Items from a data source:
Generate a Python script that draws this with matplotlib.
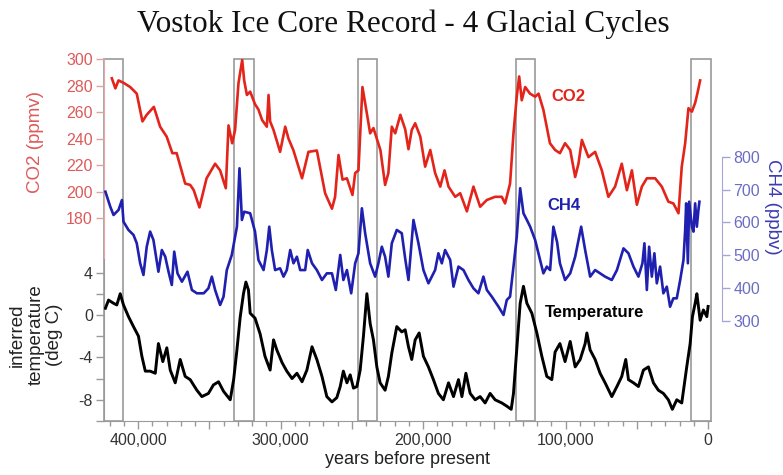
import matplotlib
matplotlib.use("Agg")
import matplotlib.pyplot as plt
from matplotlib.ticker import MultipleLocator, FuncFormatter, FixedLocator
import numpy as np

plt.rcParams['font.family'] = ['Liberation Sans', 'DejaVu Sans']

# ---- data (age in thousand years before present, value) ----
co2 = [
(418.5,285.6),(416,278),(413.8,284),(410,282),(405.6,279),(401,274),(397,253),(394,258),(389,264),(384.6,249),
(380,241.5),(376,229),(373,229),(367,206),(363.5,205),(361,201),(357,188),(352,210),(346,221),(342.5,216),
(338.5,202.5),(336.6,250),(334,236.5),(332,246.5),(329.6,282),(327,299.5),(325.6,284),(323.7,273),(321.4,275.5),(318,266),
(315.6,262),(313,254),(309.7,249),(308.5,273),(307.4,253),(305,246.5),(300.4,230),(296.8,249),(294.5,240),(291,231),
(285,210),(280.5,230),(274.6,231),(268.8,198.7),(264,187),(261.8,196),(259.4,227.6),(256.6,209),(253.5,210),(249.6,197.4),
(247.7,214),(245.4,216),(242.6,279),(239.5,259),(237.2,244),(234.9,248),(230,231.4),(226.7,205),(224.4,214),(222,249),
(219.6,244),(216,258),(212.6,247),(210.3,232),(208,246.5),(205.6,251.6),(202,241.5),(198.6,218.8),(195,231.4),(191.6,214),
(188,203.7),(185,216),(182.2,203.7),(177.5,196),(174,198.7),(169.3,185),(164.7,203.7),(160,188.5),(155.3,193.6),(149.5,196),
(144.8,196),(142.5,191),(139,206),(136.6,244),(134.3,271.7),(132.6,287),(130.8,269),(128.4,279),(125,274),(121.4,271.7),
(119,274),(115.6,261.7),(111,236.5),(107.4,231.4),(104,229),(100.4,236.5),(96.8,231.4),(93.3,211),(91,221),(88.6,239),
(84,226),(79.3,230),(74.6,216),(70,196),(65.3,203.7),(60.6,221),(57,201),(53.5,216),(50,190),(46.5,203.7),
(43,210),(37.2,210),(32.5,203.7),(27.9,192.3),(24.4,191),(20.8,183.6),(18.5,218.8),(16.1,236.5),(13.8,263),(11.4,260.4),
(9.1,267),(7.5,274.3),(5.6,284),
]

ch4 = [
(423,693.5),(419.6,648),(417.3,622.6),(413.8,637.8),(411.4,668),(410.3,602),(406.8,577),(403.3,562),(401,536.5),(398.6,475.6),
(396.3,440),(394,526),(391.6,572),(389.3,546.5),(385.8,450),(383.4,516),(381,495.6),(378.7,450),(376.4,409.6),(374.7,511),
(372.4,445),(369.3,419.6),(365.4,450),(362.3,394.4),(358.8,384.3),(354,384.3),(350.7,399.5),(348.3,434.8),(346,394.4),(342.5,348.7),
(340.1,374),(337.8,455),(334.3,501),(330.7,587),(328.9,764.7),(327.2,607.4),(325.6,632.6),(321.4,627.8),(318,572),(315.6,485.6),
(314.4,475.6),(312,455),(309.7,516),(308,587),(306.2,516),(303.9,455),(300.4,460.4),(298,435),(295.7,455),(293.3,516),
(291,475.6),(288.6,495.6),(286.3,455),(282.8,455),(281,516),(278,475.6),(274.6,455),(271,424.8),(267.6,445),(264,445),
(261.3,394.4),(258.2,501),(256,424.8),(253.5,455),(250.5,384.3),(247.7,475.6),(245.4,506),(243,643),(240.7,567),(237.2,475.6),
(233.7,435),(231.4,475.6),(229,526),(226.7,495.6),(224.4,435),(222,536.5),(218.5,577),(215,567),(212.6,490),(210.3,424.8),
(206.8,607.4),(203.3,536.5),(199.8,455),(196.3,414.7),(191.6,455),(189.3,506),(186.9,475.6),(184.6,516),(181,485.6),(178.7,404.5),
(175.2,465.5),(171.7,455),(168.2,424.8),(164.7,399.5),(161.2,384.3),(157.7,435),(155.3,394.4),(151.8,374),(147.1,343.5),(143.6,318.3),
(141.3,364),(139,374),(136.6,465.5),(134.3,556.5),(131.9,704),(129.6,627.8),(127.2,607.4),(124.9,587),(121.4,546.5),(117.9,485.6),
(115.6,445),(113.2,465.5),(110.9,455),(108.6,587),(106,540),(104,475.6),(100.4,424.8),(96.8,445),(93.3,495.6),(89.1,587),
(86.3,516),(82.8,435),(79.3,455),(75.8,445),(72.3,435),(67.6,424.8),(64,455),(59.4,521),(55.9,506),(52.4,465.5),
(48.9,435),(46.1,475.6),(44.7,536.5),(43,394.4),(41.4,526),(39.5,435),(37.7,506),(36,414.7),(33.7,465.5),(31.4,384.3),
(29,404.5),(26.7,343.5),(24.4,369),(22,369),(19.6,424.8),(17.3,485.6),(16.1,577),(15.4,658),(14.2,475.6),(13.3,663),
(11.4,587),(10.3,572),(9.1,658),(7.9,587),(6.8,638),(6.1,663),
]

temp = [
(423,0.63),(420.8,1.4),(417.3,1.1),(415,0.94),(412.6,2.0),(410.3,0.94),(406.8,-0.16),(403.3,-1.1),(399.8,-2.0),(397.4,-3.9),
(395,-5.3),(391.6,-5.3),(388,-5.5),(385.8,-2.7),(382.7,-4.4),(379.9,-3.1),(377.5,-5.2),(374,-6.4),(370.5,-4.2),(367,-5.8),
(363.5,-6.1),(358.8,-7.1),(355.3,-7.7),(350.7,-7.4),(347.2,-6.6),(343.6,-6.3),(340.1,-7.2),(335.4,-8.0),(333,-6.1),(330.7,-3.3),
(328.4,-0.2),(326.1,2.0),(324.4,3.1),(322.6,2.35),(321.4,0.16),(318,-0.3),(314.4,-1.8),(311,-3.9),(307.4,-5.2),(305,-2.35),
(302.7,-3.3),(299,-4.5),(295.7,-5.3),(292,-6.0),(288.6,-5.5),(285,-6.3),(281.6,-5.2),(278,-3.0),(274.6,-4.2),(271,-5.8),
(267.6,-7.7),(264,-8.2),(260.6,-7.8),(258.2,-6.75),(256,-5.3),(253.5,-6.4),(251.2,-5.65),(248.9,-6.9),(246.5,-6.75),(244.2,-5.2),
(241.9,-2.0),(239.5,2.0),(237.2,-0.8),(234.9,-2.35),(232.5,-4.9),(230.2,-6.4),(226.7,-7.1),(224.4,-5.8),(222,-3.6),(218.5,-1.1),
(215,-1.6),(212.6,-1.4),(210.3,-3.0),(208,-4.2),(205.6,-2.35),(202.8,-1.7),(199.8,-3.9),(196.3,-4.9),(192.8,-6.1),(189.3,-7.4),
(185.8,-8.0),(182.2,-6.4),(178.7,-7.7),(175.2,-6.1),(172.8,-7.7),(170,-5.5),(167,-7.4),(163.5,-8.0),(160,-7.7),(156.5,-8.3),
(153,-7.4),(149.5,-8.0),(144.8,-8.3),(141.3,-8.6),(138.2,-8.9),(136.6,-7.4),(134.3,-3.3),(131.9,1.1),(129.6,2.7),(127.2,1.1),
(123.7,0.16),(120.2,-1.7),(116.7,-3.9),(113.2,-5.8),(109.7,-6.1),(107.4,-3.5),(104,-2.7),(100.4,-4.4),(96.8,-2.5),(93.3,-4.9),
(89.8,-4.2),(86.3,-2.7),(85.1,-1.7),(82.8,-3.3),(79.3,-4.2),(75.8,-5.5),(72.3,-6.4),(67.6,-7.7),(64,-6.75),(60.6,-5.8),
(57.8,-4.2),(55.9,-6.1),(52.4,-6.4),(48.9,-6.75),(45.4,-5.2),(41.9,-4.9),(38.4,-6.4),(34.9,-7.1),(31.4,-7.4),(27.9,-8.0),
(25.1,-8.9),(22,-8.0),(18.5,-8.3),(15,-4.9),(12.6,-2.7),(11,-0.16),(9.1,1.1),(7.9,2.0),(5.6,-0.5),(3.3,0.47),(0.9,-0.16),(0,0.8),
]

# interglacial boxes (start, end) in thousand years BP
boxes = [(424, 410.5), (332.5, 319), (246, 232.5), (135, 121.5), (12.2, -2)]

co2_ticks = [180, 200, 220, 240, 260, 280, 300]
ch4_ticks = [300, 400, 500, 600, 700, 800]
temp_major = [4, 0, -4, -8]
temp_minor = [2, -2, -6, -10]
x_labeled = [400000, 300000, 200000, 100000, 0]

RED = '#e3241b'
RED_AX = '#dd5a5a'
BLUE = '#1f1fb0'
BLUE_AX = '#6c6cc4'
GRAY = '#9a9a9a'

def split(points):
    a = np.array(points, dtype=float)
    return a[:, 0] * 1000.0, a[:, 1]

fig = plt.figure(figsize=(7.83, 4.75), dpi=100)
ax = fig.add_axes([0.1328, 0.1137, 0.7752, 0.7621])
ax_co2 = ax.twinx()
ax_ch4 = ax.twinx()

ax.set_xlim(424000, -2000)
ax.set_ylim(-10, 24.13)
ax_co2.set_ylim(26.5, 300.2)
ax_ch4.set_ylim(-4.3, 1097.3)

for a in (ax, ax_co2, ax_ch4):
    a.patch.set_visible(False)
    for s in a.spines.values():
        s.set_visible(False)

# boxes
for b0, b1 in boxes:
    ax.axvspan(b1 * 1000, b0 * 1000, ymin=0, ymax=1, fill=False,
               edgecolor=GRAY, lw=1.2, clip_on=False, zorder=1)

# series
x, y = split(temp)
ax.plot(x, y, color='black', lw=2.1, zorder=3)
x, y = split(co2)
ax_co2.plot(x, y, color=RED, lw=1.9, zorder=3)
x, y = split(ch4)
ax_ch4.plot(x, y, color=BLUE, lw=1.9, zorder=3)

# x axis
ax.spines['bottom'].set_visible(True)
ax.spines['bottom'].set_color(GRAY)
ax.xaxis.set_major_locator(MultipleLocator(50000))
ax.xaxis.set_minor_locator(MultipleLocator(10000))
ax.xaxis.set_major_formatter(FuncFormatter(
    lambda v, p: (f"{int(round(v)):,}" if int(round(v)) in x_labeled else "")))
ax.tick_params(axis='x', which='major', length=6, width=1, color=GRAY,
               labelsize=11.5, labelcolor='#333333', pad=3)
ax.tick_params(axis='x', which='minor', length=3.5, width=1, color=GRAY)
ax.set_xlabel('years before present', fontsize=13, color='#222222', labelpad=2)

# temperature axis (left, lower)
ax.spines['left'].set_visible(True)
ax.spines['left'].set_color(GRAY)
ax.spines['left'].set_bounds(-10, 6)
ax.yaxis.set_major_locator(FixedLocator(temp_major))
ax.yaxis.set_minor_locator(FixedLocator(temp_minor))
ax.yaxis.set_major_formatter(FuncFormatter(lambda v, p: f"{int(v)}"))
ax.tick_params(axis='y', which='both', length=6, width=1, color=GRAY,
               labelsize=11.5, labelcolor='#333333', pad=2)

# CO2 axis (left, upper)
ax_co2.yaxis.tick_left()
ax_co2.spines['left'].set_visible(True)
ax_co2.spines['left'].set_color('#e8a5a5')
ax_co2.spines['left'].set_bounds(150, 300.2)
ax_co2.set_yticks(co2_ticks)
ax_co2.tick_params(axis='y', length=6, width=1, color='#e0a0a0',
                   labelsize=11.5, labelcolor=RED_AX, pad=2)

# CH4 axis (right, offset)
ax_ch4.spines['right'].set_visible(True)
ax_ch4.spines['right'].set_position(('outward', 8))
ax_ch4.spines['right'].set_color('#a5a5d8')
ax_ch4.spines['right'].set_bounds(300, 800)
ax_ch4.set_yticks(ch4_ticks)
ax_ch4.tick_params(axis='y', length=6, width=1, color='#a5a5d8',
                   labelsize=11.5, labelcolor=BLUE_AX, pad=2)

# axis titles
fig.text(35 / 783, 1 - 142 / 475, 'CO2 (ppmv)', rotation=90, color=RED_AX,
         fontsize=13.5, ha='center', va='center')
fig.text(36 / 783, 1 - 335 / 475, 'inferred\ntemperature\n(deg C)', rotation=90,
         color='#222222', fontsize=13.5, ha='center', va='center', linespacing=1.15)
fig.text(773 / 783, 1 - 207 / 475, 'CH4 (ppbv)', rotation=270, color='#3c3cb0',
         fontsize=13.5, ha='center', va='center')

# series labels
ax_co2.text(110000, 271.5, 'CO2', color=RED, fontsize=12, fontweight='bold',
            ha='left', va='center')
ax_ch4.text(113000, 650, 'CH4', color=BLUE, fontsize=12, fontweight='bold',
            ha='left', va='center')
ax.text(114400, 0.2, 'Temperature', color='black', fontsize=12, fontweight='bold',
        ha='left', va='center')

fig.text(403 / 783, 1 - 24 / 475, 'Vostok Ice Core Record - 4 Glacial Cycles',
         family=['Liberation Serif', 'DejaVu Serif'], fontsize=22.5,
         ha='center', va='center', color='#111111')

fig.savefig('out.png', dpi=100)
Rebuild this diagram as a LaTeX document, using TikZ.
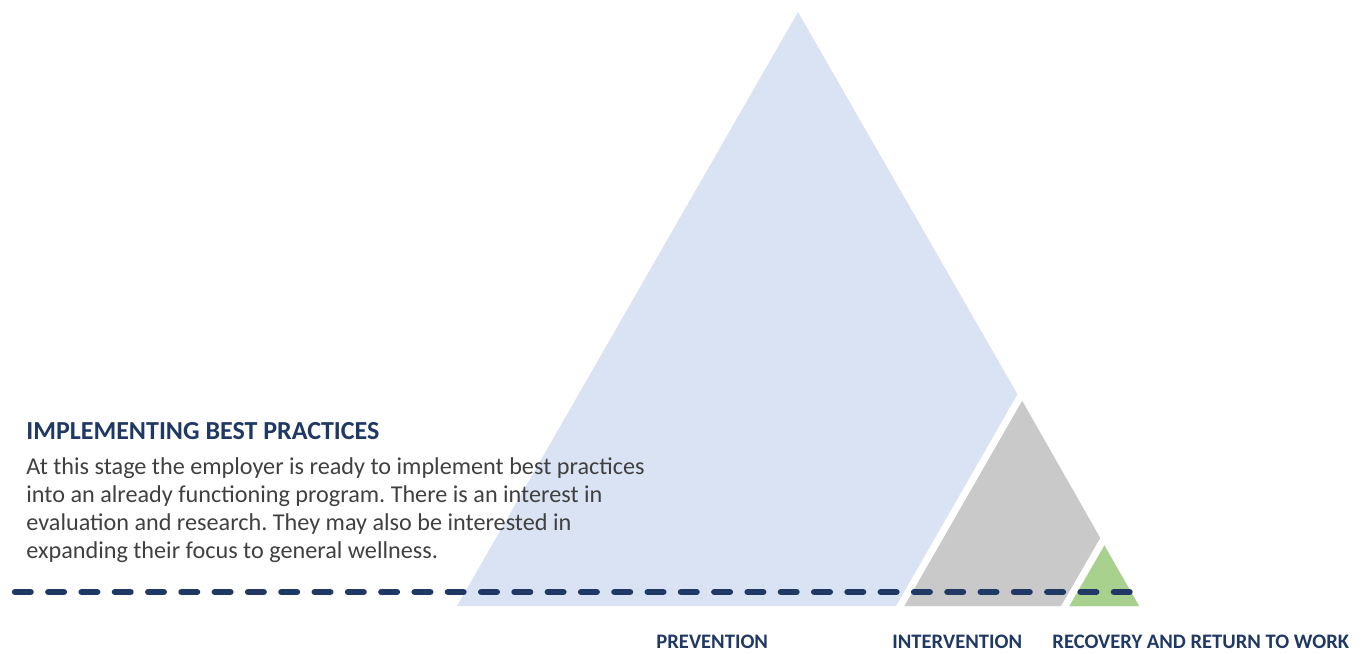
\documentclass[tikz,border=0pt]{standalone}
\usepackage{fontspec}
\setmainfont{Carlito}
\frenchspacing
\definecolor{navy}{HTML}{1F3864}
\definecolor{bodygrey}{HTML}{404040}
\definecolor{lblue}{HTML}{DAE3F3}
\definecolor{lgrey}{HTML}{C9C9C9}
\definecolor{lgreen}{HTML}{A9D18E}
\tikzset{
  headtxt/.style={anchor=base west, inner sep=0pt, text=navy, font=\fontsize{13}{15}\selectfont\bfseries},
  bodytxt/.style={anchor=base west, inner sep=0pt, text=bodygrey, font=\fontsize{12.1}{14}\selectfont},
  lbltxt/.style={anchor=base west, inner sep=0pt, text=navy, font=\fontsize{10.3}{12}\selectfont\bfseries},
  divider/.style={white, line width=3.5pt},
  stageline/.style={navy, line width=3.2pt, dash pattern=on 7.8pt off 8.85pt, line cap=round}
}
\begin{document}
\begin{tikzpicture}[x=0.5pt,y=-0.5pt]
\useasboundingbox (0,0) rectangle (1369,653);
% triangle regions
\coordinate (apex) at (798,12);
\coordinate (bl) at (457,606);
\coordinate (br) at (1139,606);
\coordinate (c1) at (1020,397);
\coordinate (c1b) at (900,606);
\coordinate (c2) at (1102,542);
\coordinate (c2b) at (1065,606);
\fill[lblue] (apex) -- (br) -- (bl) -- cycle;
\fill[lgrey] (c1) -- (br) -- (c1b) -- cycle;
\fill[lgreen] (c2) -- (br) -- (c2b) -- cycle;
% white dividers
\coordinate (d1a) at (1027,385);
\coordinate (d1b) at (895,615);
\coordinate (d2a) at (1109,530);
\coordinate (d2b) at (1060,615);
\draw[divider] (d1a) -- (d1b);
\draw[divider] (d2a) -- (d2b);
% dashed stage line
\coordinate (sl) at (15,592);
\coordinate (sr) at (1133,592);
\draw[stageline] (sl) -- (sr);
% texts
\node[headtxt] (head) at (26,439) {IMPLEMENTING BEST PRACTICES};
\node[bodytxt] (b1) at (26,474) {At this stage the employer is ready to implement best practices};
\node[bodytxt] (b2) at (26,502) {into an already functioning program. There is an interest in};
\node[bodytxt] (b3) at (26,530) {evaluation and research. They may also be interested in};
\node[bodytxt] (b4) at (26,558) {expanding their focus to general wellness.};
\node[lbltxt] (l1) at (656,648) {PREVENTION};
\node[lbltxt] (l2) at (892,648) {INTERVENTION};
\node[lbltxt] (l3) at (1052,648) {RECOVERY AND RETURN TO WORK};
\end{tikzpicture}
\end{document}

What this task involves: Above are the records; repeat their lines from the first through the line containing "plt.rcParams['font.family'] = ['Liberation", and leave out each picture.

The reply:
Generate a Python script that draws this with matplotlib.
import matplotlib
matplotlib.use("Agg")
import matplotlib.pyplot as plt
from matplotlib.ticker import MultipleLocator, FuncFormatter, FixedLocator
import numpy as np

plt.rcParams['font.family'] = ['Liberation Sans', 'DejaVu Sans']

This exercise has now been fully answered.